My neighbor is a well-known older writer.  When we met, years ago, he exclusively worked on an odd and dated version of a dedicated word processing machine.  One night he called me-- panicky-- because it was malfunctioning and any self-respecting computer repair man declined to service this.  I offered him my 'transition' typewriter-- the kind that memorized a line at a time and then printed it out on a page via plastic ribbon.  I held onto these things as souvenirs, and for just such literary emergencies.  It distracted him, but it was wrong.  Ebay, I suggested... and sure enough he was able to find a replacement.  

Meanwhile, I remember thinking how far I'd come-- writing my first novel in Word Perfect, on a Dell PC I'd been gifted, to replace my used  8 MHz IBM PS  which prompted me to install DOS by floppy disk every time I turned the machine on.  From my first ancient Royal on which I'd typed my Princeton thesis (with carbons), to an electric Smith Corona, and onward.  My friends know I'm still using a telephone land-line; I've resisted change/technology along the way.   I am uncomfortable with these systems that seem to accelerate my process until I don't recognize myself.  I need the heartbeat and material of sentence-building, of story-telling.  
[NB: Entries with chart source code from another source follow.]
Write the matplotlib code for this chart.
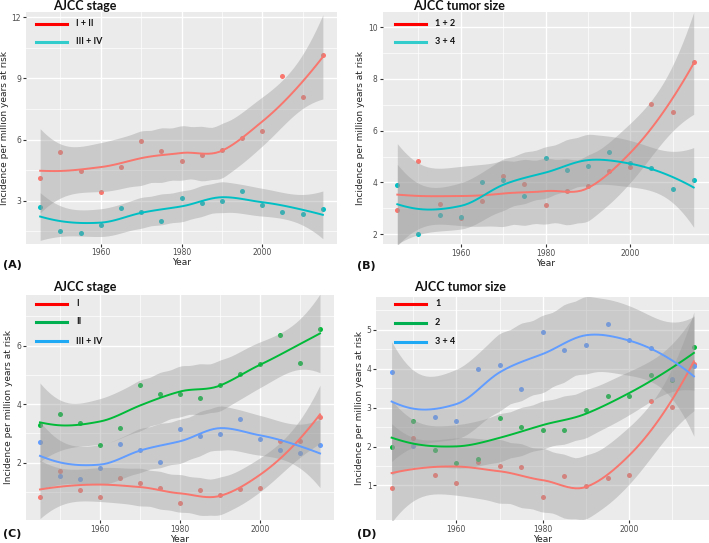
import numpy as np
import matplotlib.pyplot as plt

years = [1945, 1950, 1955, 1960, 1965, 1970, 1975, 1980, 1985, 1990, 1995, 2000, 2005, 2010, 2015]

# (A) AJCC stage, two groups
stage_I_II = [4.11, 5.41, 4.47, 3.44, 4.66, 5.93, 5.46, 4.96, 5.23, 5.51, 6.10, 6.45, 9.12, 8.10, 10.13]
stage_III_IV = [2.71, 1.53, 1.44, 1.83, 2.64, 2.43, 2.01, 3.15, 2.92, 2.98, 3.50, 2.80, 2.43, 2.34, 2.59]
# (B) AJCC tumor size, two groups
size_1_2 = [2.92, 4.84, 3.16, 2.62, 3.28, 4.23, 3.95, 3.12, 3.66, 3.88, 4.46, 4.58, 7.05, 6.74, 8.67]
size_3_4 = [3.91, 2.01, 2.75, 2.66, 4.00, 4.10, 3.48, 4.95, 4.48, 4.62, 5.16, 4.74, 4.54, 3.75, 4.08]
# (C) AJCC stage, three groups
stage_I = [0.84, 1.73, 1.08, 0.84, 1.47, 1.30, 1.14, 0.63, 1.06, 0.89, 1.11, 1.13, 2.75, 2.75, 3.55]
stage_II = [3.27, 3.65, 3.37, 2.61, 3.19, 4.67, 4.35, 4.36, 4.20, 4.66, 5.04, 5.38, 6.36, 5.40, 6.58]
# (D) AJCC tumor size, three groups
size_1 = [0.94, 2.22, 1.27, 1.05, 1.60, 1.51, 1.47, 0.70, 1.25, 0.98, 1.19, 1.28, 3.18, 3.02, 4.12]
size_2 = [1.99, 2.65, 1.90, 1.58, 1.69, 2.74, 2.51, 2.43, 2.43, 2.93, 3.29, 3.31, 3.84, 3.71, 4.56]

W, H = 709, 543
BG = "#EBEBEB"
TXT = "#4D4D4D"
RED, CYAN = "#F8766D", "#00BFC4"
GREEN, BLUE = "#00BA38", "#619CFF"
LEVEL_Z = 2.5758  # normal quantile for a 99% band


def local_ops(x, v, q):
    # local quadratic (tricube) fit at v: rows giving value and slope
    d = np.abs(x - v)
    h = np.sort(d)[q - 1]
    w = np.clip(1 - (d / h) ** 3, 0, None) ** 3
    X = np.column_stack([np.ones(len(x)), x - v, (x - v) ** 2])
    B = np.linalg.solve(X.T @ (w[:, None] * X), X.T * w)
    return B[0], B[1]


def kd_vertices(x, fc):
    mu = 0.005 * (x.max() - x.min())
    verts = {x.min() - mu, x.max() + mu}

    def split(l, u, a, b):
        if u - l + 1 <= fc:
            return
        m = (l + u + 2) // 2 - 1
        s = x[m]
        if s == a or s == b:
            return
        verts.add(s)
        split(l, m, a, s)
        split(m + 1, u, s, b)

    split(0, len(x) - 1, x.min() - mu, x.max() + mu)
    return np.array(sorted(verts))


def operator(x, pts, span=0.75, cell=0.2):
    # loess with kd-tree vertices and cubic Hermite blending, like R's default surface
    n = len(x)
    q = int(np.floor(n * span))
    verts = kd_vertices(x, int(np.floor(n * span * cell)))
    ops = [local_ops(x, v, q) for v in verts]
    rows = []
    for p in pts:
        i = min(max(np.searchsorted(verts, p) - 1, 0), len(verts) - 2)
        a, b = verts[i], verts[i + 1]
        hh = b - a
        t = (p - a) / hh
        h00 = 2 * t ** 3 - 3 * t ** 2 + 1
        h10 = t ** 3 - 2 * t ** 2 + t
        h01 = -2 * t ** 3 + 3 * t ** 2
        h11 = t ** 3 - t ** 2
        rows.append(h00 * ops[i][0] + h10 * hh * ops[i][1]
                    + h01 * ops[i + 1][0] + h11 * hh * ops[i + 1][1])
    return np.array(rows)


def t_quant(df, z=LEVEL_Z):
    # Cornish-Fisher expansion of the Student t quantile
    return (z + (z ** 3 + z) / (4 * df) + (5 * z ** 5 + 16 * z ** 3 + 3 * z) / (96 * df ** 2)
            + (3 * z ** 7 + 19 * z ** 5 + 17 * z ** 3 - 15 * z) / (384 * df ** 3))


def smooth(xv, yv, xs, span=0.75):
    x = (np.asarray(xv, float) - 1980) / 10
    y = np.asarray(yv, float)
    g = (xs - 1980) / 10
    L = operator(x, x, span)
    R = np.eye(len(x)) - L
    M = R.T @ R
    d1 = np.trace(M)
    d2 = np.trace(M @ M)
    s = np.sqrt(np.sum((R @ y) ** 2) / d1)
    fit = operator(x, g, span) @ y
    q = int(np.floor(len(x) * span))
    Ld = np.array([local_ops(x, p, q)[0] for p in g])  # direct rows for the se
    se = s * np.sqrt(np.sum(Ld ** 2, axis=1))
    t = t_quant(d1 ** 2 / d2)
    return fit, fit - t * se, fit + t * se


def px_axes(fig, l, t, r, b):
    return fig.add_axes([l / W, 1 - b / H, (r - l) / W, (b - t) / H])


def style(ax, ylim, major, minor):
    ax.set_facecolor(BG)
    ax.set_xlim(1941.5, 2018.5)
    ax.set_ylim(*ylim)
    ax.set_xticks([1960, 1980, 2000])
    ax.set_xticks([1950, 1970, 1990, 2010], minor=True)
    ax.set_yticks(major)
    ax.set_yticks(minor, minor=True)
    ax.grid(which="major", color="white", lw=1.0)
    ax.grid(which="minor", color="white", lw=0.5)
    ax.set_axisbelow(True)
    for sp in ax.spines.values():
        sp.set_visible(False)
    ax.tick_params(which="major", length=2, width=0.8, color="#333333",
                   labelsize=5.5, labelcolor=TXT, pad=1.5)
    ax.tick_params(which="minor", length=0)
    ax.set_xlabel("Year", fontsize=6.5, color="#222222", labelpad=0.5)
    ax.set_ylabel("Incidence per million years at risk", fontsize=6.5, color="#222222", labelpad=2)


def draw(ax, groups):
    xs = np.linspace(1945, 2015, 80)
    for vals, col in groups:
        ax.scatter(years, vals, s=13, color=col, lw=0, zorder=2)
    for vals, col in groups:
        fit, lo, hi = smooth(years, vals, xs)
        ax.fill_between(xs, lo, hi, color="#999999", alpha=0.4, lw=0, zorder=3)
        ax.plot(xs, fit, color=col, lw=1.4, zorder=4)


def legend(fig, x0, ys, items):
    for y, (lab, col) in zip(ys, items):
        fig.add_artist(plt.Line2D([x0 / W, (x0 + 31) / W], [1 - y / H, 1 - y / H],
                                  color=col, lw=2.2))
        fig.text((x0 + 40) / W, 1 - y / H, lab, fontsize=6.5, fontweight="bold",
                 family="Lato", va="center", color="#111111")


fig = plt.figure(figsize=(W / 100, H / 100), dpi=100)

axA = px_axes(fig, 26, 12, 337, 243.5)
style(axA, (0.91, 12.26), [3, 6, 9, 12], [1.5, 4.5, 7.5, 10.5])
draw(axA, [(stage_I_II, RED), (stage_III_IV, CYAN)])

axB = px_axes(fig, 382.5, 12, 708.5, 244)
style(axB, (1.62, 10.59), [2, 4, 6, 8, 10], [3, 5, 7, 9])
draw(axB, [(size_1_2, RED), (size_3_4, CYAN)])

axC = px_axes(fig, 26, 295, 334, 520)
style(axC, (0.04, 7.73), [2, 4, 6], [1, 3, 5, 7])
draw(axC, [(stage_I, RED), (stage_II, GREEN), (stage_III_IV, BLUE)])

axD = px_axes(fig, 376.5, 296.5, 709, 520)
style(axD, (0.11, 5.86), [1, 2, 3, 4, 5], [1.5, 2.5, 3.5, 4.5, 5.5])
draw(axD, [(size_1, RED), (size_2, GREEN), (size_3_4, BLUE)])

for x, y, s in [(53, 6, "AJCC stage"), (413, 6, "AJCC tumor size"),
                (53, 287, "AJCC stage"), (414, 287, "AJCC tumor size")]:
    fig.text(x / W, 1 - y / H, s, fontsize=9, fontweight="bold", family="Lato",
             va="center", color="#111111")

for x, y, s in [(3, 265, "(A)"), (357, 266, "(B)"), (3, 534, "(C)"), (357, 534, "(D)")]:
    fig.text(x / W, 1 - y / H, s, fontsize=8, fontweight="bold", va="center", color="#111111")

legend(fig, 36, [24, 42], [("I + II", "#FF0000"), ("III + IV", "#33CCCC")])
legend(fig, 395, [24, 42], [("1 + 2", "#FF0000"), ("3 + 4", "#33CCCC")])
legend(fig, 36, [303.5, 322, 341], [("I", "#FF0000"), ("II", "#00B050"), ("III + IV", "#1FA9F5")])
legend(fig, 395, [303.5, 322.5, 341.5], [("1", "#FF0000"), ("2", "#00B050"), ("3 + 4", "#1FA9F5")])

fig.savefig("out.png", dpi=100, facecolor="white")
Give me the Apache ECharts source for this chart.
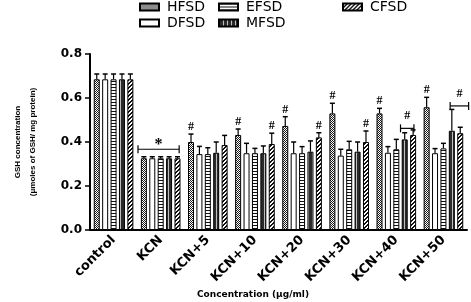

The cross-outs and inserts of manuscript writing are part and parcel of understanding a writer's process.  Songwriters, poets... their doodles and marginalia enhance value-- provide clues to the creative path, to private distractions and passions--  a bit of humor.  In the late sixties when I applied to college the applications were hand-written.   On one of them, instead of attaching the passport-sized photo requested, I asked one of my friends to draw me.  I maneuvered questions and embellished things-- gave them what they didn't ask but maybe wanted.  Today the 'common' app most universities use are just that; they leave little room for variety or humor.  My little portrait would have been missed by any computer.  

I wake during the night and scrawl lyrics on paper scraps-- have a supply of writing utensils among piles of books on my nightstand.  Far beyond recalling inspiration now, I still shun middle-of-the-night technology, as though the bright blue light threatens poetry.  Last night I thought about summer camp.  I hated being sent away and from the age of eight spent a full two months in a cabin full of girls with no privacy.  Besides my rag doll, I brought a small stack of paperback books my Mom approved, and a white pad of stationary paper with a blue ball-point pen.  It was the first time I was allowed to use ink.  I can still remember the way it glided along the paper, the sweetish candy smell of the ink, and the halo of my flashlight underneath the covers.  It was during those nights that I think I became a writer.

In this era of backlit news, texts and emails which spread or shrink across screens, I still take my coffee black and my reading material in print, bound and paged.  The way the words flow in linear formations-- the serifs and italics, dots and lines-- these are essential.  They comfort me when I am sleepless, sing to me when I am alone.  The hours and nights of this pandemic have run one into another-- my solitude provides little punctuation, but the near-endless supply of well-written sentences in my old books, the familiar patterns of verse and chorus-- have provided some comfort, like the homesick summer nights of white paper and blue ink.